Yes. Cheap good while companies profit margins aren't exploding is best for the 95% of Americans who aren't millionaires on boards or able to take advantage of stock market wildness.
Balance between cost of goods and wages is critical. Cost of goods doubling when wages haven't gone up but maybe 15% over the same time period is bad for everyone but the super rich.
Posted on 12/17/23 at 11:04 am to euphemus
quote:
How did JPow and crew pull off such a heist? The All-in podcast besties were convinced that we would have a hard landing and a severe recession for almost a year now. Even billionaires seemingly with a finger on the pulse got it wrong.

Your stance is foundationally flawed as we haven't landed yet. We're still just circling the runway.
One of the best predictors we have of an incoming recession is the inverted yield curve. Once the yield curve moves back to normal behavior, we get either more inversion or a recession within the next 6-12 months. Every. Single. Time.

When the red line (shorter-term bonds) is above the blue line (longer-term bonds), that's the warning sign. We've been in an inverted curve environment for over a year and a half now. There's no known correlation between depth and/or length of inversion to the strength and/or length of the proceeding recession. What there is correlation about though is that a recession will happen (if not, this would be the first time it did not happen).
Another counter to your stance comes from the continued high inflation (which now appears to be sticky at 3%, 4% for Core CPI) while real wages have barely risen since pre-COVID. Along with that, consumers seem to have been trying to offset inflation on the backs of their credit cards, cards with rates higher than we've seen in decades. To underscore how big of a problem that is, we've seen credit card delinquencies shooting upward for two years now with no end in sight.
Now you may be thinking "but GDP has been so strong". Has it? GDP is a measure of money spent, not units sold.
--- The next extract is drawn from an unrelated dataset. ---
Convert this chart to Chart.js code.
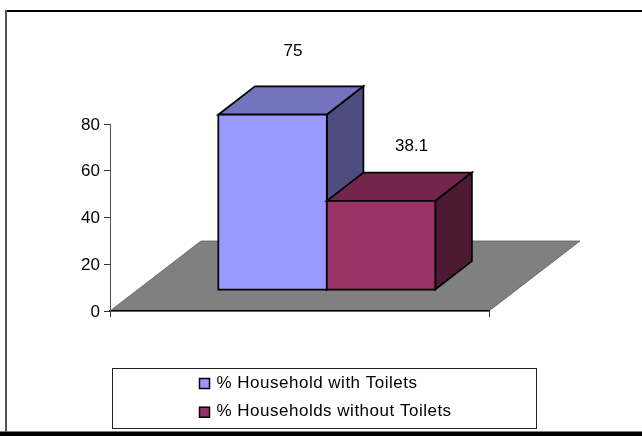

Real GDP has grown only 1.3% from Q2-Q3 of this year while growing only 3% YoY. During those same periods consumer credit card debt grew by 2% and 10.2% (respectively).
So with all that said, is this really a "soft landing" or just wishful thinking?
This post was edited on 12/17/23 at 11:08 am
Posted on 12/17/23 at 12:04 pm to jimjackandjose
quote:
Yes. Cheap good while companies profit margins aren't exploding is best for the 95% of Americans who aren't millionaires on boards or able to take advantage of stock market wildness. Balance between cost of goods and wages is critical. Cost of goods doubling when wages haven't gone up but maybe 15% over the same time period is bad for everyone but the super rich.
But there is a difference between chips going up slowly - as we all wish they would have - and chips falling meaningfully from current prices. The latter probably means very bad things.